Gigantic painting reenacts historic Dien Bien Phu Victory
NDO/VNA – ‘Dien Bien Phu’ – a massive painting of 132m wide and 9m high that took three years to be
A group of artists have just finished a gigantic mural spanning over 3,000 square meters which reimagines some 4,500 characters in the historic 56-day battle of Dien Bien Phu.
The artwork is a tribute to the 67th anniversary of the battle which made late Vietnamese General Vo Nguyen Giap one of the 20th century’s greatest military strategists.
According to Luong Xuan Doan, head of the Vietnam Fine Arts Association, the mural is “the country’s new artistic miracle."
Young artists who took part in the project will be given priority to become the association’s members.
The 56 days and nights of the Dien Bien Phu battle are vividly reflected on the 3,225-square-meter wall of Dien Bien Phu Historic Victory Museum in the northern mountainous province of Dien Bien.
The oil-on-canvas artwork was painted continuously on a 360-degree space and combined with reliefs by more than 200 artists. It took them about two years to complete.
Domestic critics said the mural was one of the world’s biggest-ever paintings on war.
Divided into four parts, it reimagines the Vietnamese people’s mobilization, the battle’s beginning, historic confrontations between Vietnamese and French forces, and Vietnam’s final victory on May 7, 1954.
According to the museum’s representative, its initial design which was approved in 2012 saved a position for a wide war-themed artwork. However, at the time, no organization or individual was able to realize the vision.
Doan said provincial authorities once invited some foreign artists to do research yet no feasible plan was ever formulated.
In 2015, a group of artists under the Hanoi-based Cultural Heritage Preservation Company presented sketches which later were approved by the National Art Committee.
To win over Russian experts who are famous for creating historical murals, artist Nguyen Van Mac, the company’s director, and his team spent a year doing research and preparing thousands of pages of documents and pictures from the Military History Museum, the Dien Bien Phu Historic Victory Museum, libraries, and archives before sketching the artwork in two years.
Mac admitted that Russian artists were talented but “they could not reimagine Vietnam’s history the way Vietnamese people do."
He added that they got the final result by pouring their hearts and souls into creating the mural.
“Fallen soldiers urged us to paint,” said Mac.
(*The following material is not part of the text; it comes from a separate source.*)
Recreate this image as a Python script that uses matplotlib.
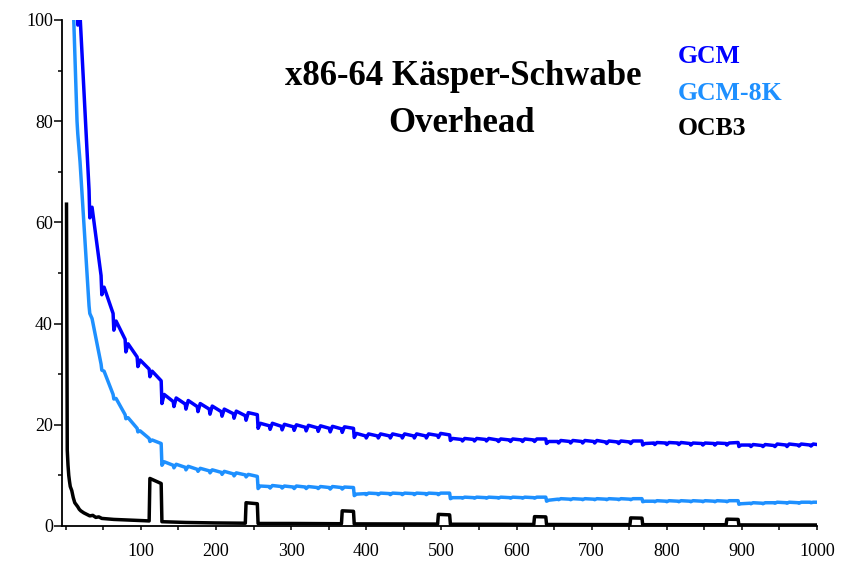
import matplotlib
matplotlib.use('Agg')

import numpy as np
import matplotlib.pyplot as plt
from matplotlib.ticker import MultipleLocator

plt.rcParams['font.family'] = ['Liberation Serif', 'DejaVu Serif']

# Block boundaries (bytes): values are read just before (b-1), at (b) and
# at the top of the tooth a few bytes after (b+3)
bounds = list(range(16, 1000, 16))

# GCM
gcm_start = (15, None)
gcm_pre = [106, 66.4, 49.5, 42.0, 36.9, 33.4, 31.0, 28.7,
           24.6, 24.1, 23.6, 23.1, 22.6, 22.2, 21.8, 22.0,
           19.8, 19.7, 19.6, 19.5, 19.4, 19.3, 19.2, 19.3,
           17.8, 17.8, 17.8, 17.8, 17.8, 17.8, 17.9, 18.0,
           17.1, 17.1, 17.1, 17.0, 17.0, 17.0, 17.0, 17.2,
           16.7, 16.7, 16.7, 16.7, 16.6, 16.6, 16.6, 16.8,
           16.4, 16.4, 16.4, 16.3, 16.3, 16.3, 16.3, 16.5,
           16.0, 15.9, 15.9, 16.0, 16.0, 16.0]
gcm_dip = [99, 60.9, 45.7, 38.7, 34.4, 31.5, 29.5, 24.2,
           23.6, 23.1, 22.6, 22.1, 21.7, 21.3, 20.9, 19.3,
           19.1, 19.0, 18.9, 18.8, 18.7, 18.6, 18.5, 17.5,
           17.4, 17.4, 17.4, 17.4, 17.4, 17.4, 17.5, 16.9,
           16.8, 16.8, 16.8, 16.7, 16.7, 16.7, 16.7, 16.3,
           16.4, 16.4, 16.4, 16.4, 16.3, 16.3, 16.3, 16.0,
           16.1, 16.1, 16.1, 16.0, 16.0, 16.0, 16.0, 15.7,
           15.7, 15.7, 15.7, 15.7, 15.8, 15.8]
gcm_peak = [101, 63.0, 47.2, 40.5, 36.0, 32.8, 30.6, 26.0,
            25.3, 24.8, 24.2, 23.7, 23.1, 22.7, 22.4, 20.3,
            20.3, 20.1, 20.0, 19.9, 19.8, 19.7, 19.6, 18.3,
            18.2, 18.2, 18.2, 18.2, 18.2, 18.2, 18.3, 17.3,
            17.3, 17.3, 17.3, 17.2, 17.2, 17.2, 17.2, 16.7,
            16.9, 16.9, 16.9, 16.9, 16.8, 16.8, 16.8, 16.3,
            16.5, 16.5, 16.5, 16.4, 16.4, 16.4, 16.4, 16.0,
            16.1, 16.1, 16.2, 16.2, 16.2, 16.2]
gcm_end = 16.1

# GCM-8K
gcm8k_start = (10, 103)
gcm8k_pre = [80, 43.5, 32.0, 26.0, 22.0, 19.3, 17.3, 16.3,
             12.0, 11.6, 11.2, 10.9, 10.6, 10.3, 10.1, 9.8,
             7.8, 7.8, 7.7, 7.7, 7.6, 7.6, 7.6, 7.6,
             6.4, 6.4, 6.4, 6.4, 6.4, 6.4, 6.4, 6.5,
             5.6, 5.6, 5.6, 5.6, 5.6, 5.6, 5.6, 5.7,
             5.3, 5.3, 5.3, 5.3, 5.3, 5.3, 5.3, 5.4,
             4.9, 4.9, 4.9, 4.9, 4.9, 4.9, 4.9, 5.0,
             4.5, 4.5, 4.6, 4.6, 4.6, 4.7]
gcm8k_dip = [77.5, 42.0, 30.8, 25.1, 21.2, 18.6, 16.7, 12.0,
             11.5, 11.1, 10.8, 10.5, 10.2, 9.9, 9.7, 7.4,
             7.5, 7.5, 7.4, 7.4, 7.4, 7.3, 7.3, 6.0,
             6.2, 6.2, 6.2, 6.2, 6.2, 6.2, 6.2, 5.4,
             5.5, 5.5, 5.5, 5.5, 5.5, 5.5, 5.5, 4.9,
             5.2, 5.2, 5.2, 5.2, 5.2, 5.2, 5.2, 4.8,
             4.8, 4.8, 4.8, 4.8, 4.8, 4.8, 4.8, 4.3,
             4.4, 4.4, 4.5, 4.5, 4.5, 4.6]
gcm8k_peak = [72.0, 41.0, 30.6, 25.2, 21.4, 18.8, 17.0, 12.7,
              12.2, 11.8, 11.4, 11.1, 10.8, 10.5, 10.2, 7.9,
              8.0, 7.9, 7.9, 7.8, 7.8, 7.8, 7.7, 6.3,
              6.5, 6.5, 6.5, 6.5, 6.5, 6.5, 6.5, 5.6,
              5.7, 5.7, 5.7, 5.7, 5.7, 5.7, 5.7, 5.1,
              5.4, 5.4, 5.4, 5.4, 5.4, 5.4, 5.4, 4.9,
              5.0, 5.0, 5.0, 5.0, 5.0, 5.0, 5.0, 4.4,
              4.6, 4.6, 4.7, 4.7, 4.7, 4.7]
gcm8k_end = 4.7

# OCB3
ocb_x = [1, 2, 3, 4, 5, 6, 8, 10, 12, 14, 16, 18, 20, 24, 28, 32, 36, 40, 44, 48,
         56, 64, 72, 80, 88, 96, 104, 111, 112, 127, 128, 160, 200, 239, 240, 255,
         256, 300, 367, 368, 383, 384, 450, 495, 496, 511, 512, 580, 623, 624, 639,
         640, 700, 751, 752, 767, 768, 830, 879, 880, 895, 896, 950, 1000]
ocb_y = [63.6, 15.0, 12.0, 10.0, 8.8, 7.8, 7.0, 5.6, 4.6, 4.2, 3.8, 3.3, 3.0, 2.6,
         2.3, 2.0, 2.1, 1.7, 1.8, 1.5, 1.4, 1.3, 1.25, 1.2, 1.15, 1.1, 1.05, 1.0,
         9.4, 8.4, 0.85, 0.7, 0.6, 0.55, 4.6, 4.4, 0.5, 0.5, 0.45, 3.0, 2.9, 0.42,
         0.4, 0.38, 2.3, 2.2, 0.35, 0.33, 0.3, 1.85, 1.8, 0.3, 0.28, 0.27, 1.6, 1.55,
         0.26, 0.25, 0.25, 1.35, 1.3, 0.22, 0.2, 0.2]

x_ticks = [100, 200, 300, 400, 500, 600, 700, 800, 900, 1000]
y_ticks = [0, 20, 40, 60, 80, 100]


def block_series(start, pre, dip, peak, end):
    xs, ys = [], []
    if start[1] is not None:
        xs.append(start[0])
        ys.append(start[1])
    for b, p, d, k in zip(bounds, pre, dip, peak):
        xs += [b - 1, b, b + 3]
        ys += [p, d, k]
    xs.append(1000)
    ys.append(end)
    return np.array(xs), np.array(ys)


fig = plt.figure(figsize=(8.46, 5.63), dpi=100)
ax = fig.add_axes([62 / 846, 37 / 563, 755 / 846, 506 / 563])

gx, gy = block_series(gcm_start, gcm_pre, gcm_dip, gcm_peak, gcm_end)
kx, ky = block_series(gcm8k_start, gcm8k_pre, gcm8k_dip, gcm8k_peak, gcm8k_end)

ax.plot(gx, gy, color='#0000ff', lw=2.5, solid_joinstyle='round')
ax.plot(kx, ky, color='#1e90ff', lw=2.5, solid_joinstyle='round')
ax.plot(ocb_x, ocb_y, color='black', lw=2.5, solid_joinstyle='round')

ax.set_xlim(-5, 1000)
ax.set_ylim(0, 100)

for s in ['top', 'right']:
    ax.spines[s].set_visible(False)
for s in ['left', 'bottom']:
    ax.spines[s].set_linewidth(1.3)

ax.set_xticks(x_ticks)
ax.set_yticks(y_ticks)
ax.xaxis.set_minor_locator(MultipleLocator(50))
ax.yaxis.set_minor_locator(MultipleLocator(10))
ax.tick_params(axis='x', which='both', direction='out', length=3, width=1.1,
               labelsize=13, pad=9)
ax.tick_params(axis='y', which='major', direction='out', length=6, width=1.1,
               labelsize=13, pad=0.5)
ax.tick_params(axis='y', which='minor', direction='out', length=3, width=1.1)

# title block
fig.text(463 / 846, (563 - 85) / 563, 'x86-64 Käsper-Schwabe', ha='center',
         va='baseline', fontsize=25, fontweight='bold')
fig.text(461 / 846, (563 - 132) / 563, 'Overhead', ha='center',
         va='baseline', fontsize=25, fontweight='bold')

# legend as coloured text
fig.text(678 / 846, (563 - 63) / 563, 'GCM', color='#0000ff', fontsize=18.5,
         fontweight='bold', va='baseline')
fig.text(678 / 846, (563 - 100) / 563, 'GCM-8K', color='#1e90ff', fontsize=18.5,
         fontweight='bold', va='baseline')
fig.text(678 / 846, (563 - 135) / 563, 'OCB3', color='black', fontsize=18.5,
         fontweight='bold', va='baseline')

fig.savefig('out.png', dpi=100)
Except for Mac, the project’s lead who was born in 1954, other artists are only in their 30s.
“They say young people do not care about history but it is not true,” said Mac about his fellows.
Those artists who have never experienced any war truly created a beautiful epic of people who made the groundbreaking Dien Bien Phu victory 67 years ago.
Some 4,500 characters, both Vietnamese and French, were painstakingly painted based on archived photos on the background of northwestern Vietnam’s majestic nature.
Humanity sparks in time of darkness through a scene in which Vietnamese soldiers take care of injured French prisoners – delivering the powerful message of aspiration for peace.
To convey stories in the artwork, Mac took young people to Dien Bien Province where they talked to witnesses, visited museums and relics to live the old days, and immersed them in the land’s spirit.
According to Doan, the collective mural shows not only artists’ particular abilities but also talents in harmonizing different styles to present the seamlessness in expressive delivery and emotion.
“The mural is not simply a manifestation of the country’s great victory, it is an example of how young people use their artistic instincts to take over social responsibility,” he said.